こちらでも日本と同様に様々な迷信があり、それらが現在の生活の中でも根付いています。
その迷信の中でかなり知られているもののひとつに「塩をこぼすと悪いことが起きる」というのがあります。
これは手に塩そのものを持っていて、その塩を落としてしまうというよりも塩入れを誤ってひっくり返して、塩がこぼれ出てしまう・・・ということの方が一般的でしょうか。
塩をうっかりひっくり返してしまった・・・
その時にはすかさず、左肩の上に塩をふりかけます。
そうすることによって悪いことが起きない
ように・・・ということなんですね。
なぜそのような習慣があるかというと・・・
昔は塩はとても貴重な物でした。
塩は物を保存するのにも重要であり、そこから健康とも結びつき、そんな塩をこぼすなんて
とんでもない・・・ということですね。
古代エジプトなんかでも調味料や薬などとして使われていたことがわかっています。
ここオーストリアにはハルシュタットという美しい街があり、そこは世界最古の岩塩鉱があり、今でも塩が採掘されています。

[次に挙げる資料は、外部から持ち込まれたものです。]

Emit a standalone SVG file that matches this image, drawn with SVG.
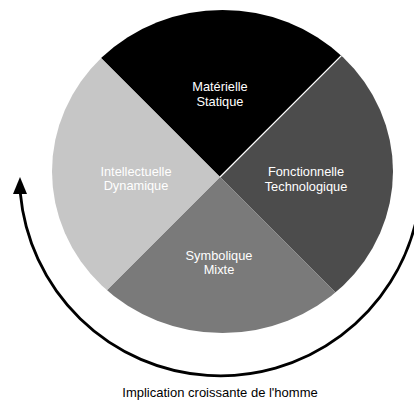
<svg xmlns="http://www.w3.org/2000/svg" width="414" height="401" viewBox="0 0 414 401">
  <style>
    .lbl { font-family: "Liberation Sans", Arial, sans-serif; font-size: 12.8px; fill: #ffffff; text-anchor: middle; }
    .cap { font-family: "Liberation Sans", Arial, sans-serif; font-size: 13px; fill: #000000; text-anchor: middle; }
    .arc { fill: none; stroke: #000000; stroke-width: 2.8; }
  </style>
  <defs>
    <clipPath id="pie">
      <ellipse cx="222.5" cy="171.5" rx="170.5" ry="161.5"/>
    </clipPath>
  </defs>
  <rect width="414" height="401" fill="#ffffff"/>
  <g clip-path="url(#pie)">
    <g id="node-materielle">
      <polygon points="220,177 -30,-73 470,-73" fill="#000000"/>
    </g>
    <g id="node-fonctionnelle">
      <polygon points="220,177 470,-73 470,427" fill="#4c4c4c"/>
    </g>
    <g id="node-symbolique">
      <polygon points="220,177 470,427 -30,427" fill="#7a7a7a"/>
    </g>
    <g id="node-intellectuelle">
      <polygon points="220,177 -30,427 -30,-73" fill="#c6c6c6"/>
    </g>
    <line x1="220" y1="177" x2="470" y2="-73" stroke="#ffffff" stroke-width="1.2"/>
  </g>
  <g id="labels">
    <text class="lbl" x="220" y="91">Matérielle</text>
    <text class="lbl" x="220" y="106">Statique</text>
    <text class="lbl" x="306" y="176">Fonctionnelle</text>
    <text class="lbl" x="306" y="191">Technologique</text>
    <text class="lbl" x="219" y="260">Symbolique</text>
    <text class="lbl" x="219" y="274">Mixte</text>
    <text class="lbl" x="136" y="176">Intellectuelle</text>
    <text class="lbl" x="136" y="190">Dynamique</text>
  </g>
  <g id="connectors">
    <path class="arc" d="M 416.6 218.8 A 201 201 0 0 1 20.3 193"/>
    <polygon points="20,177 13,194 27,194" fill="#000000"/>
  </g>
  <text class="cap" x="220" y="397">Implication croissante de l'homme</text>
</svg>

そこから紀元前800年頃「ハルシュタット鉄器文化」という考古学上重要な文化を築いています。
オーストリアのSalzburg(ザルツブルク)、塩の城というぐらい、塩は白い金とも言われ、莫大な富をもたらしました。
塩が貴重な物であったことの他に、興味深いもうひとつの例を挙げて見たいと思います。
ダ・ヴィンチが描いた最後の晩餐で、裏切者のユダの所に、ひっくり返ってこぼれている塩が描かれています。

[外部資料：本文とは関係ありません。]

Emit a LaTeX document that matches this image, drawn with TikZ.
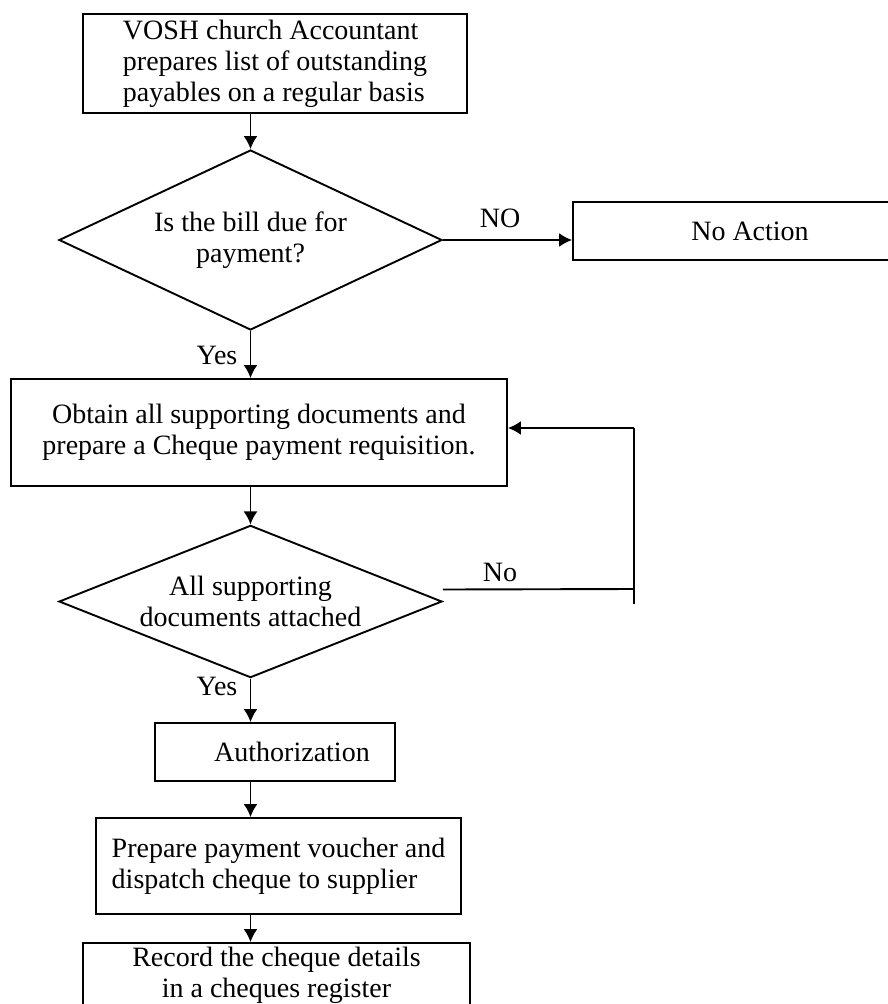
\documentclass[tikz,border=0pt]{standalone}
\usepackage{fontspec}
\setmainfont{Liberation Serif}
\usepackage{tikz}
\usetikzlibrary{shapes.geometric, arrows.meta, positioning}

\begin{document}
\begin{tikzpicture}[x=1pt, y=-1pt, line width=1.9pt,
  every node/.style={font=\fontsize{28}{31}\selectfont}]
\tikzstyle{process} = [rectangle, draw=black, align=center, inner sep=0pt]
\tikzstyle{decision} = [diamond, draw=black, align=center, inner sep=-30pt]
\tikzstyle{arrow} = [->, >={Latex[length=13pt, width=14pt]}]

\useasboundingbox (0,0) rectangle (888,1004);
\clip (0,0) rectangle (888,1004);

% Boxes
\node[process, align=left, minimum width=384, minimum height=99] (start) at (275,63.5)
  {VOSH church Accountant\\prepares list of outstanding\\payables on a regular basis};
\node[decision, minimum width=383, minimum height=180] (due) at (250.5,240)
  {Is the bill due for\\payment?};
\node[process, minimum width=354, minimum height=58] (noact) at (750,231) {No Action};
\node[process, minimum width=496, minimum height=107] (obtain) at (259,432.5)
  {Obtain all supporting documents and\\prepare a Cheque payment requisition.};
\node[decision, minimum width=383, minimum height=131] (attach) at (250.5,601.5)
  {All supporting\\documents attached};
\node[process, minimum width=240, minimum height=58] (auth) at (275,752)
  {\hspace{34pt}Authorization};
\node[process, align=left, minimum width=365, minimum height=96] (voucher) at (278.5,866)
  {Prepare payment voucher and\\dispatch cheque to supplier};
\node[process, minimum width=387, minimum height=64] (record) at (276.5,975)
  {Record the cheque details\\in a cheques register};

% Loop corners
\coordinate (nocorner) at (634,589);
\coordinate (loopbot) at (634,604);
\coordinate (looptop) at (634,428);

% Arrows
\draw[arrow] (due.north |- start.south) -- (due.north);
\draw[arrow] (due.east) -- (noact.west |- due.east);
\draw[arrow] (due.south) -- (due.south |- obtain.north);
\draw[arrow] (attach.north |- obtain.south) -- (attach.north);
\draw[arrow] (attach.south) -- (attach.south |- auth.north);
\draw[arrow] (attach.south |- auth.south) -- (attach.south |- voucher.north);
\draw[arrow] (attach.south |- voucher.south) -- (attach.south |- record.north);
\draw ([yshift=12pt]attach.east) -- (nocorner);
\draw (loopbot) -- (looptop);
\draw[arrow] (looptop) -- (obtain.east |- looptop);

% Labels
\node (lblno) at (500,218) {NO};
\node (lblyes) at (217,355) {Yes};
\node (lblno2) at (500,572) {No};
\node (lblyes2) at (217,686) {Yes};
\end{tikzpicture}
\end{document}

そこからイエスの処刑という不吉なシーンの前奏曲でもあるわけです。
左側に塩を投げるのは、おそらく神の右側には天使、左には悪魔・・・そこで左肩にふりかけることによって悪運を追い払うということなんですね。
塩はいずれにしてもとても貴重な物、だからとても大切にされたわけです。
日本の大相撲でも大量の塩を土俵にまきますね。